Exhibition Description

 

RaRoCo

Corrie Baldauf  
Rachel Reynolds Z
Robert Zahorsky
July 23 – August 21, 2016

View images in this exhibition

Taking time to celebrate is important. The value of this may reveal itself in the process of doing the work to schedule and prepare for a yard party or festival. Many of the daily traces of life are put away and amusements are brought into play. Temporarily clearing rooms, lawns, and lots provides space to meet with friends, relax, dance, and even reflect on similarities between individual walks of life, ages, and histories.

You are invited to celebrate with us and participate in this exhibition. Toss a beanbag. Swing on the glider. View the potatoes. Stand under a glowing circle. Look closely at a photograph or drawing. Walk behind the giant Comic Foreground.

We look forward to hearing what you find.

Enjoy the ride!

RACHEL REYNOLDS Z received her Bachelor of Fine Arts Degree from the College for Creative Studies in 2000 and graduated with a MFA in Visual Arts from Vermont College of Fine Arts, Montpelier in 2007.  When Reynolds Z isn’t working creatively in her Hamtramck studio, she shares her knowledge of art with students at Oakland University in Rochester Hills, adult learners at the Flint Institute of Arts, painters meeting weekly in Grosse Pointe, youth in Farmington Hills organized by the Farmington Hills’ Cultural Arts Division and private lessons to high school home-schoolers. Reynolds Z has served as a Visiting Artist and lectured about her work at the Detroit Institute of Arts, Cuyahoga Community College in Ohio, Madonna University in Livonia, Oakland University in Rochester Hills, Cranbrook Kingswood in Bloomfield Hills, the Farmington Public Library by invitation from the Farmington Art Foundation and the Grosse Pointe War Memorial by invitation from the Ibex Art Club.  She exhibits her work regularly in both group and solo shows at local galleries.  In between creating art and working as an educator, Rachel loves to travel, eat, listen to live music, garden, hike, scuba dive, watch basketball and in between all of that, relax.
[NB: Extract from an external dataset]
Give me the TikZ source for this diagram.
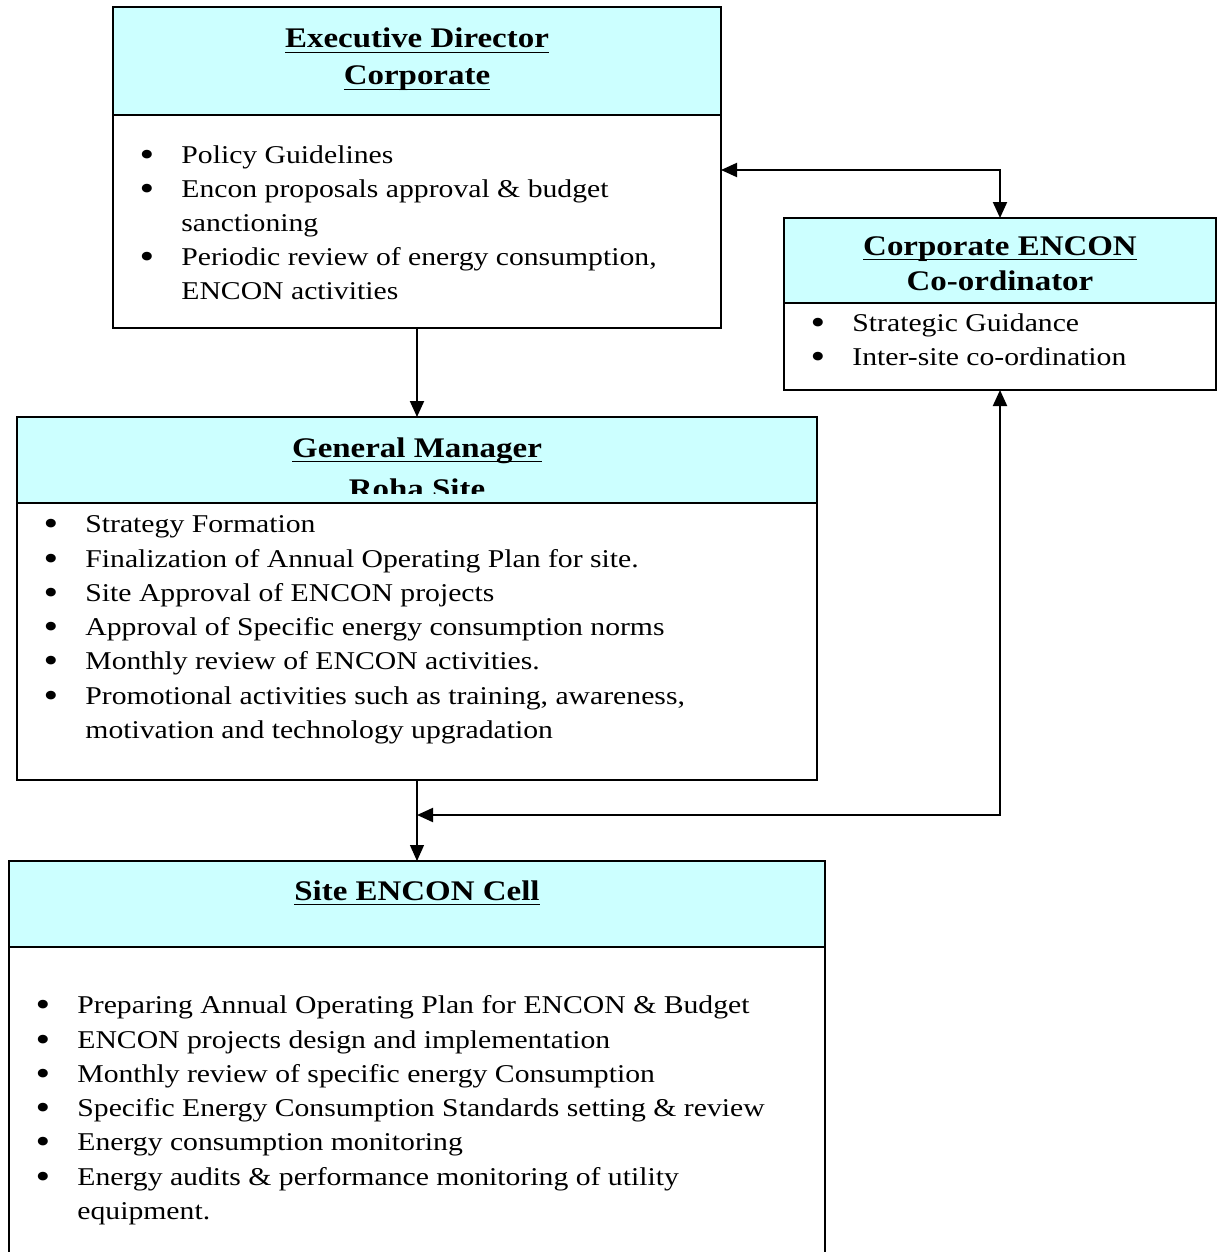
\documentclass[tikz,border=0pt]{standalone}
\usepackage{fontspec}
\setmainfont[FakeStretch=1.16]{Liberation Serif}
\usetikzlibrary{arrows.meta}
\definecolor{hdrcyan}{HTML}{CCFFFF}
\newcommand\myul[1]{\setbox0\hbox{#1}\rlap{\raisebox{-2.6pt}{\rule{\wd0}{0.75pt}}}\box0}
\tikzset{
  hdr/.style={draw, line width=1pt, fill=hdrcyan, anchor=north west, inner sep=0pt, outer sep=0pt},
  bodybox/.style={draw, line width=1pt, fill=white, anchor=north west, inner sep=0pt, outer sep=0pt},
  ttl/.style={font=\fontsize{14.2}{16}\selectfont\bfseries, anchor=base, inner sep=0pt},
  txt/.style={font=\fontsize{12.8}{15}\selectfont, anchor=base west, inner sep=0pt},
  bul/.style={font=\fontsize{18}{20}\selectfont, anchor=base, inner sep=0pt, yshift=-1.6pt},
  conn/.style={line width=1pt, -{Triangle[length=8pt,width=7pt]}},
  thinconn/.style={line width=0.6pt, -{Triangle[length=8pt,width=7pt]}},
  dbl/.style={line width=1pt, {Triangle[length=8pt,width=7pt]}-{Triangle[length=8pt,width=7pt]}}
}
\begin{document}
\begin{tikzpicture}[x=0.5pt,y=-0.5pt]
\clip (0,0) rectangle (1218,1252);
\useasboundingbox (0,0) rectangle (1218,1252);

% Executive Director
\node[hdr, minimum width=304pt, minimum height=54pt] (edh) at (113,7) {};
\node[bodybox, minimum width=304pt, minimum height=106.5pt] (edb) at (113,115) {};
\node[ttl] (edt1) at (417,48) {\myul{Executive Director}};
\node[ttl] (edt2) at (417,85) {\myul{Corporate}};
\node[bul] (edb1) at (147,163) {\textbullet};
\node[txt] (edl1) at (181,163) {Policy Guidelines};
\node[bul] (edb2) at (147,197) {\textbullet};
\node[txt] (edl2) at (181,197) {Encon proposals approval \& budget};
\node[txt] (edl3) at (181,231) {sanctioning};
\node[bul] (edb3) at (147,265) {\textbullet};
\node[txt] (edl4) at (181,265) {Periodic review of energy consumption,};
\node[txt] (edl5) at (181,299) {ENCON activities};

% Corporate ENCON Co-ordinator
\node[hdr, minimum width=216pt, minimum height=42.5pt] (corph) at (784,218) {};
\node[bodybox, minimum width=216pt, minimum height=43.5pt] (corpb) at (784,303) {};
\node[ttl] (cot1) at (1000,255) {\myul{Corporate ENCON}};
\node[ttl] (cot2) at (1000,290) {Co-ordinator};
\node[bul] (cob1) at (818,331) {\textbullet};
\node[txt] (col1) at (852,331) {Strategic Guidance};
\node[bul] (cob2) at (818,365) {\textbullet};
\node[txt] (col2) at (852,365) {Inter-site co-ordination};

% General Manager
\node[hdr, minimum width=400pt, minimum height=43pt] (gmh) at (17,417) {};
\node[ttl] (gmt1) at (417,457) {\myul{General Manager}};
\begin{scope}
\clip (17,417) rectangle (817,493);
\node[ttl] (gmt2) at (417,498) {Roha Site};
\end{scope}
\node[bodybox, minimum width=400pt, minimum height=138.5pt] (gmb) at (17,503) {};
\node[bul] (gmb1) at (51,532) {\textbullet};
\node[txt] (gml1) at (85,532) {Strategy Formation};
\node[bul] (gmb2) at (51,567) {\textbullet};
\node[txt] (gml2) at (85,567) {Finalization of Annual Operating Plan for site.};
\node[bul] (gmb3) at (51,601) {\textbullet};
\node[txt] (gml3) at (85,601) {Site Approval of ENCON projects};
\node[bul] (gmb4) at (51,635) {\textbullet};
\node[txt] (gml4) at (85,635) {Approval of Specific energy consumption norms};
\node[bul] (gmb5) at (51,669) {\textbullet};
\node[txt] (gml5) at (85,669) {Monthly review of ENCON activities.};
\node[bul] (gmb6) at (51,704) {\textbullet};
\node[txt] (gml6) at (85,704) {Promotional activities such as training, awareness,};
\node[txt] (gml7) at (85,738) {motivation and technology upgradation};

% Site ENCON Cell
\node[hdr, minimum width=408pt, minimum height=43pt] (sith) at (9,861) {};
\node[bodybox, minimum width=408pt, minimum height=160pt] (sitb) at (9,947) {};
\node[ttl] (sitt) at (417,900) {\myul{Site ENCON Cell}};
\node[bul] (sib1) at (43,1013) {\textbullet};
\node[txt] (sil1) at (77,1013) {Preparing Annual Operating Plan for ENCON \& Budget};
\node[bul] (sib2) at (43,1048) {\textbullet};
\node[txt] (sil2) at (77,1048) {ENCON projects design and implementation};
\node[bul] (sib3) at (43,1082) {\textbullet};
\node[txt] (sil3) at (77,1082) {Monthly review of specific energy Consumption};
\node[bul] (sib4) at (43,1116) {\textbullet};
\node[txt] (sil4) at (77,1116) {Specific Energy Consumption Standards setting \& review};
\node[bul] (sib5) at (43,1150) {\textbullet};
\node[txt] (sil5) at (77,1150) {Energy consumption monitoring};
\node[bul] (sib6) at (43,1185) {\textbullet};
\node[txt] (sil6) at (77,1185) {Energy audits \& performance monitoring of utility};
\node[txt] (sil7) at (77,1219) {equipment.};

% Connectors
\coordinate (edr) at (edb.east |- 0,170);
\coordinate (jn) at (417,815);
\draw[conn] (edb.south) -- (gmh.north);
\draw[dbl] (edr) -| (corph.north);
\draw[thinconn] (gmb.south) -- (sith.north);
\draw[dbl] (corpb.south) |- (jn);
\end{tikzpicture}
\end{document}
ROBERT ZAHORSKY studied Visual Communication at the Art Institute of Fort Lauderdale, and received his Bachelor of Fine Arts Degree from the College for Creative Studies in 2000.  He owns and operates a commission-based fabrication business and sculpture studio in Hamtramck.  Zahorsky has lectured about his work for the Farmington Art Foundation in Farmington Hills, Michigan.  He exhibited work in the collaborative exhibition, Phases of an Image at the Center Galleries in Detroit, and in Shared Tendencies, at Marygrove College, Detroit.  He served as a Visiting Artist demonstrating glass casting at the Toledo Museum of Art’s Glass Pavilion opening.  In addition to drawing and sculpting, Robert enjoys motorcycles, scuba diving, rappelling and cooking.

CORRIE BALDAUF received her Bachelor of Fine Arts Degree at Kansas City Art Institute in 2006 and her Master of Fine Arts Degree at Cranbrook Academy of Art in 2009. Her thesis, “Points and Halos” examined the ways that drawing and sculpture frame and spotlights human interaction. As a 2011 Kresge fellow, she continued her interactive “Optimism Filter Project” as a method for sharing new views of Metropolitan Detroit cities. In 2013, visitors to Detroit started requesting tours to view the city through the “Optimism Filters.”  Her art practice is based out of a shared studio space in Corktown, Detroit. She prefers though, to walk her art around the city of Detroit. She doesn’t think her art seems as alive sitting in her studio as it does when it is in the hands of other people. Her Optimism Filter Project was featured in Lille, France at Lille 3000. Baldauf’s art has appeared in German Art Magazine, Fukt Magazine for Contemporary Drawing, Hyperallergic, and Lufthansa Exclusive Magazine.